Wednesday, March 03, 2010

U.S. Economy: Service Industries Expand More Than Anticipated


Service industries in the U.S. accelerated in February more than anticipated, indicating the economic expansion may soon create jobs following the worst employment slump in the post-World War II era.

The Institute for Supply Management’s index of non- manufacturing businesses, which covers almost 90 percent of the economy, increased to 53 from 50.5 in January. Last month’s reading was the highest since October 2007 and exceeded all estimates of 73 economists surveyed by Bloomberg News.

The factory rebound that helped the economy emerge from the recession is starting to filter to other industries, giving a boost to companies such as Macy’s Inc. Stocks climbed as another report showed job losses cooled in February and pointed to gains in employment as soon as this month.

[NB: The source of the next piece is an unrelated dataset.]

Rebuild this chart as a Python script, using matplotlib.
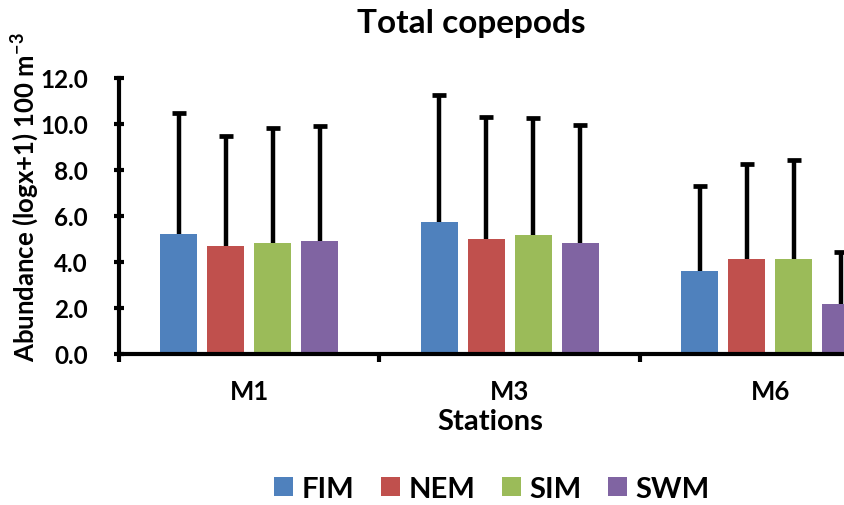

“We’re starting to see a broadening of the economic recovery,” said Richard DeKaser, chief economist at Woodley Park Research in Washington, whose forecast of 52.9 was the highest in the Bloomberg survey. The data “are encouraging, to say the least.”

The Standard & Poor’s 500 Index rose 0.4 percent to 1,123.14 at 12:13 p.m. in New York. The 10-year Treasury note fell, pushing the yield up to 3.64 percent from 3.61 percent late yesterday.

Economists forecast the ISM index to rise to 51, according to the median estimate in the Bloomberg survey. Estimates ranged from 48.5 to 52.9.